En Canarias se produce una peculiaridad y es que, tanto nuestra Ley 7/2015, de 1 de abril, de Municipios, como nuestra Ley 8/2015, de 1 de abril, de Cabildos Insulares, amplían los supuestos en los que los concejales o consejeros deben pasar al grupo de los “no adscritos” a los que sean expulsados de sus formaciones políticas, yendo más allá de lo establecido en la ley básica estatal (que también es de obligado cumplimiento para las Comunidades Autónomas), restringiendo así sus derechos económicos y de participación al establecer que no será de aplicación a los miembros no adscritos la situación de dedicación exclusiva o parcial, como tampoco pueden ser designados para el desempeño de cargos o puestos directivos en las entidades públicas o privadas dependientes de la corporación, existiendo por ello dudas jurídicas sobre la plena validez de esta regulación más restrictiva en contraposición a la legislación básica estatal de aplicación y a la propia Constitución.

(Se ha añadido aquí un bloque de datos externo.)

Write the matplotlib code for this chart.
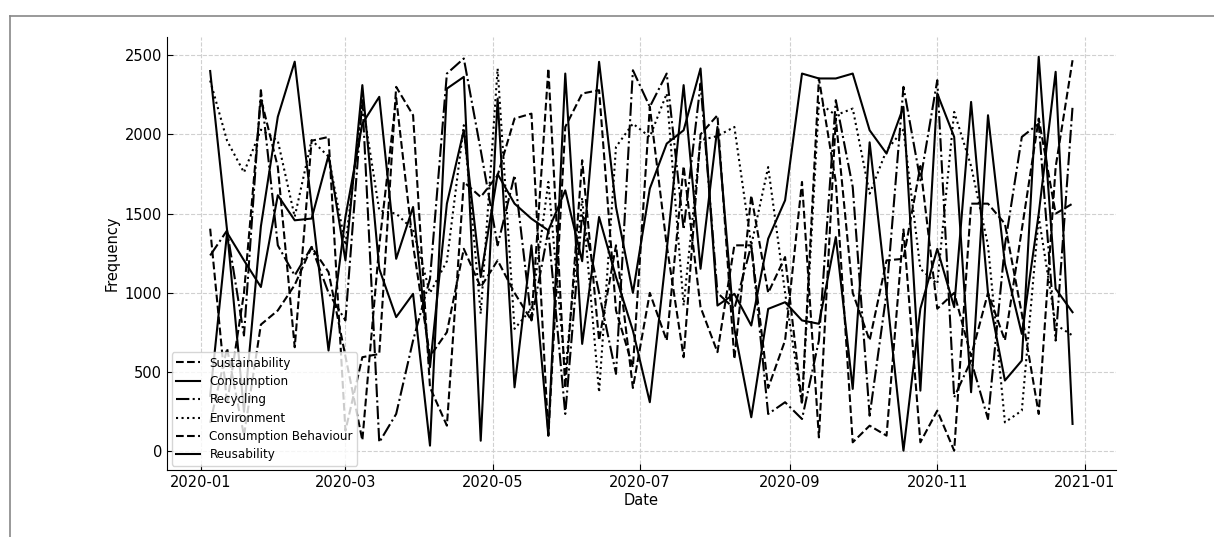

Más allá de los reproches morales, éticos y políticos asociados al fenómeno del “transfuguismo”, es preciso analizar un elemento crucial: si la representación y la legitimidad popular del acta de concejal o del consejero descansa sobre la persona o descansa sobre el partido político. En función de la opción elegida, el análisis tomará un camino u otro. Y lo cierto es que, cuando este asunto tan peliagudo se pone sobre la mesa, no es habitual mantener una postura clara y uniforme, ya que la percepción de si quien traiciona al electorado con sus decisiones es el propio concejal o es el partido al que pertenece genera opiniones para todos los gustos. En todo caso, lo que resulta incuestionable es que el  actual sistema electoral padece una grave contradicción, habida cuenta que, tanto la persona física como la formación política, se atribuyen simultáneamente la representatividad popular. No hallamos, pues, ante otra importantísima reforma pendiente que nadie tiene intención de abordar para darle una definitiva solución.